Begin GIVEN DATA

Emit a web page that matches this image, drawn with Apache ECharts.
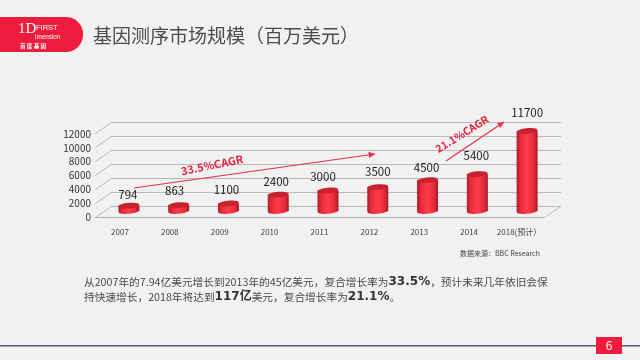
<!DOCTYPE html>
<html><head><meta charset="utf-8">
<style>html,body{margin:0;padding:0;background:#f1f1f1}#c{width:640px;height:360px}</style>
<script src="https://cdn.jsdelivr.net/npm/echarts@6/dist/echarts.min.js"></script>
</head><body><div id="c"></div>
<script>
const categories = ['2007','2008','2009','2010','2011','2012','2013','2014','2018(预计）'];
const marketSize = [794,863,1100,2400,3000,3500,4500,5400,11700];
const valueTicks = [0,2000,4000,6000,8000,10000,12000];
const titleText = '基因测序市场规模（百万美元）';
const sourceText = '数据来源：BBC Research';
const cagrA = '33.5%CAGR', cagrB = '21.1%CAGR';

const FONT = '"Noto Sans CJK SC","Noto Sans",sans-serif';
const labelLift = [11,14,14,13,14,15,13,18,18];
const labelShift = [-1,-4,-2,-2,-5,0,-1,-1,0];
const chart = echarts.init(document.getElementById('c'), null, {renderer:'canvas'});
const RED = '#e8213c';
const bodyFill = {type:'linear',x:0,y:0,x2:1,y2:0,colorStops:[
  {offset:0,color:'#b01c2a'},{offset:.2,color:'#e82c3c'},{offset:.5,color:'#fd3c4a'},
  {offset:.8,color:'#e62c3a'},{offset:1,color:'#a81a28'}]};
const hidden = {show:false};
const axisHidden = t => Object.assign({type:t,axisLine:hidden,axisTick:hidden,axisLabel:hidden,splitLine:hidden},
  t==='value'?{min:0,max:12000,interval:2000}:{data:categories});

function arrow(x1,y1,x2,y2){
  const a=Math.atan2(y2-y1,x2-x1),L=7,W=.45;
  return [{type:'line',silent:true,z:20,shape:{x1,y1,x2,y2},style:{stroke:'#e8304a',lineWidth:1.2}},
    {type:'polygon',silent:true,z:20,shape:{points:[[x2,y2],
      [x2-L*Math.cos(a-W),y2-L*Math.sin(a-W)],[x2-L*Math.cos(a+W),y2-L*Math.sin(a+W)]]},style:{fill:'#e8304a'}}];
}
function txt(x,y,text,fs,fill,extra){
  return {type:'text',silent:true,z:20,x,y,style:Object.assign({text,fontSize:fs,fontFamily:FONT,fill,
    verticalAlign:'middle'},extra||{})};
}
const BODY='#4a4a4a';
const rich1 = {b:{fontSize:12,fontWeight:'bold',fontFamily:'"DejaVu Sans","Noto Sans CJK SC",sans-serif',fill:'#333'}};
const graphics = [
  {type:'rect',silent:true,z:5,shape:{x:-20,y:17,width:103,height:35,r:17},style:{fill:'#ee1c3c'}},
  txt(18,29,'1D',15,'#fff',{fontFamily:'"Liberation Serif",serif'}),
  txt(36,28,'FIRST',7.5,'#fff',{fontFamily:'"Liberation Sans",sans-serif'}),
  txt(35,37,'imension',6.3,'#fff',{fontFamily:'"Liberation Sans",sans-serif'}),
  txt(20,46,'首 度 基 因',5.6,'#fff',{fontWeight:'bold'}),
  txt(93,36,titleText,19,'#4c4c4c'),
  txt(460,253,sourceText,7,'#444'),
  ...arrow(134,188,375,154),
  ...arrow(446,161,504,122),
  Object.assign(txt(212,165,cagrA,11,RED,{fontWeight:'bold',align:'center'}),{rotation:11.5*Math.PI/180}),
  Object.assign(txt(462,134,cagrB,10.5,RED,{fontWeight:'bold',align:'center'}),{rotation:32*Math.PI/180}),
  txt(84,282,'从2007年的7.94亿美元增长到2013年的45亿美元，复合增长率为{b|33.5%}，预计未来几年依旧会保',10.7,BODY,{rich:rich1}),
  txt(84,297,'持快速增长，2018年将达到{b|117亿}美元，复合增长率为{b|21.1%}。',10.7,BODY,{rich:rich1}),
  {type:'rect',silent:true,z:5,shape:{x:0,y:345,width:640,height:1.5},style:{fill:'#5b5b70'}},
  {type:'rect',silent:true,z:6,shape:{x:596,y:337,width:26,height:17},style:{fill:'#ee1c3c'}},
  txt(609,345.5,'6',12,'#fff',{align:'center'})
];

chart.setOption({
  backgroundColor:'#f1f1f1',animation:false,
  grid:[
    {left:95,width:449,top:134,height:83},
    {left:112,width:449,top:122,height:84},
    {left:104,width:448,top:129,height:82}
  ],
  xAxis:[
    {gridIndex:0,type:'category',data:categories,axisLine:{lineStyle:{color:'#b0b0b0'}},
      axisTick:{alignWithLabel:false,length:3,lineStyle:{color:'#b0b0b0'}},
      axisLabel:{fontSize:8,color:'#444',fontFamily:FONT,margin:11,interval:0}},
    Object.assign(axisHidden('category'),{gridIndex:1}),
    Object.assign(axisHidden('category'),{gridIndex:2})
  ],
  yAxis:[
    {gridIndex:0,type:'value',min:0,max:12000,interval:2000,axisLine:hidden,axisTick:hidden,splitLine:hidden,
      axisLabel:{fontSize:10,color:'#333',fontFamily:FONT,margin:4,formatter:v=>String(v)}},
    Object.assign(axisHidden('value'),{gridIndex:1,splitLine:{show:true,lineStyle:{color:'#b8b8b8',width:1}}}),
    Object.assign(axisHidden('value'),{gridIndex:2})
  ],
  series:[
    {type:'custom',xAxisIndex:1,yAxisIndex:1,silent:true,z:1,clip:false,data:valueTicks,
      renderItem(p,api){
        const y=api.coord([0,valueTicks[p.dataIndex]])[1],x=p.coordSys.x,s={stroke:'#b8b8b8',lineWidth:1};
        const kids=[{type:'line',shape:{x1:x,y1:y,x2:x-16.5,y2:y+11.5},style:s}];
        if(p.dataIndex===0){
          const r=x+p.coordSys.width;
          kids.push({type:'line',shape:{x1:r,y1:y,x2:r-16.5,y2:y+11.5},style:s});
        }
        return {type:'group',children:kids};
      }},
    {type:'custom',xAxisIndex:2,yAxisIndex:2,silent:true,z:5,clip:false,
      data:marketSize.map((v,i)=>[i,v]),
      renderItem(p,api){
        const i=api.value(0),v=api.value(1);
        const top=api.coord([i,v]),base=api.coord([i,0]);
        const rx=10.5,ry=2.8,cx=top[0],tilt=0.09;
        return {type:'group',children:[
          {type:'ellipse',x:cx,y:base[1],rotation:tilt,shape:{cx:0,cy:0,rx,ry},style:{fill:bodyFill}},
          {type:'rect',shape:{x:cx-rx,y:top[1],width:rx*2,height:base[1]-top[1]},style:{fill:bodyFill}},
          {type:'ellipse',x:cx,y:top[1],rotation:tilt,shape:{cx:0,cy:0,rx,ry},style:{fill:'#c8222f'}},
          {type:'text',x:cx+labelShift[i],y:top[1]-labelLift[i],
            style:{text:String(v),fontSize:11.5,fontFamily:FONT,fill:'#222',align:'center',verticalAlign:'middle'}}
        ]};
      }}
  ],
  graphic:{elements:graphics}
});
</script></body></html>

End GIVEN DATA

WHAT THE EXERCISE ASKS: Repeat the data exactly in full, omitting its pictures.

RESPONSE BELOW:
Emit a web page that matches this image, drawn with Apache ECharts.
<!DOCTYPE html>
<html><head><meta charset="utf-8">
<style>html,body{margin:0;padding:0;background:#f1f1f1}#c{width:640px;height:360px}</style>
<script src="https://cdn.jsdelivr.net/npm/echarts@6/dist/echarts.min.js"></script>
</head><body><div id="c"></div>
<script>
const categories = ['2007','2008','2009','2010','2011','2012','2013','2014','2018(预计）'];
const marketSize = [794,863,1100,2400,3000,3500,4500,5400,11700];
const valueTicks = [0,2000,4000,6000,8000,10000,12000];
const titleText = '基因测序市场规模（百万美元）';
const sourceText = '数据来源：BBC Research';
const cagrA = '33.5%CAGR', cagrB = '21.1%CAGR';

const FONT = '"Noto Sans CJK SC","Noto Sans",sans-serif';
const labelLift = [11,14,14,13,14,15,13,18,18];
const labelShift = [-1,-4,-2,-2,-5,0,-1,-1,0];
const chart = echarts.init(document.getElementById('c'), null, {renderer:'canvas'});
const RED = '#e8213c';
const bodyFill = {type:'linear',x:0,y:0,x2:1,y2:0,colorStops:[
  {offset:0,color:'#b01c2a'},{offset:.2,color:'#e82c3c'},{offset:.5,color:'#fd3c4a'},
  {offset:.8,color:'#e62c3a'},{offset:1,color:'#a81a28'}]};
const hidden = {show:false};
const axisHidden = t => Object.assign({type:t,axisLine:hidden,axisTick:hidden,axisLabel:hidden,splitLine:hidden},
  t==='value'?{min:0,max:12000,interval:2000}:{data:categories});

function arrow(x1,y1,x2,y2){
  const a=Math.atan2(y2-y1,x2-x1),L=7,W=.45;
  return [{type:'line',silent:true,z:20,shape:{x1,y1,x2,y2},style:{stroke:'#e8304a',lineWidth:1.2}},
    {type:'polygon',silent:true,z:20,shape:{points:[[x2,y2],
      [x2-L*Math.cos(a-W),y2-L*Math.sin(a-W)],[x2-L*Math.cos(a+W),y2-L*Math.sin(a+W)]]},style:{fill:'#e8304a'}}];
}
function txt(x,y,text,fs,fill,extra){
  return {type:'text',silent:true,z:20,x,y,style:Object.assign({text,fontSize:fs,fontFamily:FONT,fill,
    verticalAlign:'middle'},extra||{})};
}
const BODY='#4a4a4a';
const rich1 = {b:{fontSize:12,fontWeight:'bold',fontFamily:'"DejaVu Sans","Noto Sans CJK SC",sans-serif',fill:'#333'}};
const graphics = [
  {type:'rect',silent:true,z:5,shape:{x:-20,y:17,width:103,height:35,r:17},style:{fill:'#ee1c3c'}},
  txt(18,29,'1D',15,'#fff',{fontFamily:'"Liberation Serif",serif'}),
  txt(36,28,'FIRST',7.5,'#fff',{fontFamily:'"Liberation Sans",sans-serif'}),
  txt(35,37,'imension',6.3,'#fff',{fontFamily:'"Liberation Sans",sans-serif'}),
  txt(20,46,'首 度 基 因',5.6,'#fff',{fontWeight:'bold'}),
  txt(93,36,titleText,19,'#4c4c4c'),
  txt(460,253,sourceText,7,'#444'),
  ...arrow(134,188,375,154),
  ...arrow(446,161,504,122),
  Object.assign(txt(212,165,cagrA,11,RED,{fontWeight:'bold',align:'center'}),{rotation:11.5*Math.PI/180}),
  Object.assign(txt(462,134,cagrB,10.5,RED,{fontWeight:'bold',align:'center'}),{rotation:32*Math.PI/180}),
  txt(84,282,'从2007年的7.94亿美元增长到2013年的45亿美元，复合增长率为{b|33.5%}，预计未来几年依旧会保',10.7,BODY,{rich:rich1}),
  txt(84,297,'持快速增长，2018年将达到{b|117亿}美元，复合增长率为{b|21.1%}。',10.7,BODY,{rich:rich1}),
  {type:'rect',silent:true,z:5,shape:{x:0,y:345,width:640,height:1.5},style:{fill:'#5b5b70'}},
  {type:'rect',silent:true,z:6,shape:{x:596,y:337,width:26,height:17},style:{fill:'#ee1c3c'}},
  txt(609,345.5,'6',12,'#fff',{align:'center'})
];

chart.setOption({
  backgroundColor:'#f1f1f1',animation:false,
  grid:[
    {left:95,width:449,top:134,height:83},
    {left:112,width:449,top:122,height:84},
    {left:104,width:448,top:129,height:82}
  ],
  xAxis:[
    {gridIndex:0,type:'category',data:categories,axisLine:{lineStyle:{color:'#b0b0b0'}},
      axisTick:{alignWithLabel:false,length:3,lineStyle:{color:'#b0b0b0'}},
      axisLabel:{fontSize:8,color:'#444',fontFamily:FONT,margin:11,interval:0}},
    Object.assign(axisHidden('category'),{gridIndex:1}),
    Object.assign(axisHidden('category'),{gridIndex:2})
  ],
  yAxis:[
    {gridIndex:0,type:'value',min:0,max:12000,interval:2000,axisLine:hidden,axisTick:hidden,splitLine:hidden,
      axisLabel:{fontSize:10,color:'#333',fontFamily:FONT,margin:4,formatter:v=>String(v)}},
    Object.assign(axisHidden('value'),{gridIndex:1,splitLine:{show:true,lineStyle:{color:'#b8b8b8',width:1}}}),
    Object.assign(axisHidden('value'),{gridIndex:2})
  ],
  series:[
    {type:'custom',xAxisIndex:1,yAxisIndex:1,silent:true,z:1,clip:false,data:valueTicks,
      renderItem(p,api){
        const y=api.coord([0,valueTicks[p.dataIndex]])[1],x=p.coordSys.x,s={stroke:'#b8b8b8',lineWidth:1};
        const kids=[{type:'line',shape:{x1:x,y1:y,x2:x-16.5,y2:y+11.5},style:s}];
        if(p.dataIndex===0){
          const r=x+p.coordSys.width;
          kids.push({type:'line',shape:{x1:r,y1:y,x2:r-16.5,y2:y+11.5},style:s});
        }
        return {type:'group',children:kids};
      }},
    {type:'custom',xAxisIndex:2,yAxisIndex:2,silent:true,z:5,clip:false,
      data:marketSize.map((v,i)=>[i,v]),
      renderItem(p,api){
        const i=api.value(0),v=api.value(1);
        const top=api.coord([i,v]),base=api.coord([i,0]);
        const rx=10.5,ry=2.8,cx=top[0],tilt=0.09;
        return {type:'group',children:[
          {type:'ellipse',x:cx,y:base[1],rotation:tilt,shape:{cx:0,cy:0,rx,ry},style:{fill:bodyFill}},
          {type:'rect',shape:{x:cx-rx,y:top[1],width:rx*2,height:base[1]-top[1]},style:{fill:bodyFill}},
          {type:'ellipse',x:cx,y:top[1],rotation:tilt,shape:{cx:0,cy:0,rx,ry},style:{fill:'#c8222f'}},
          {type:'text',x:cx+labelShift[i],y:top[1]-labelLift[i],
            style:{text:String(v),fontSize:11.5,fontFamily:FONT,fill:'#222',align:'center',verticalAlign:'middle'}}
        ]};
      }}
  ],
  graphic:{elements:graphics}
});
</script></body></html>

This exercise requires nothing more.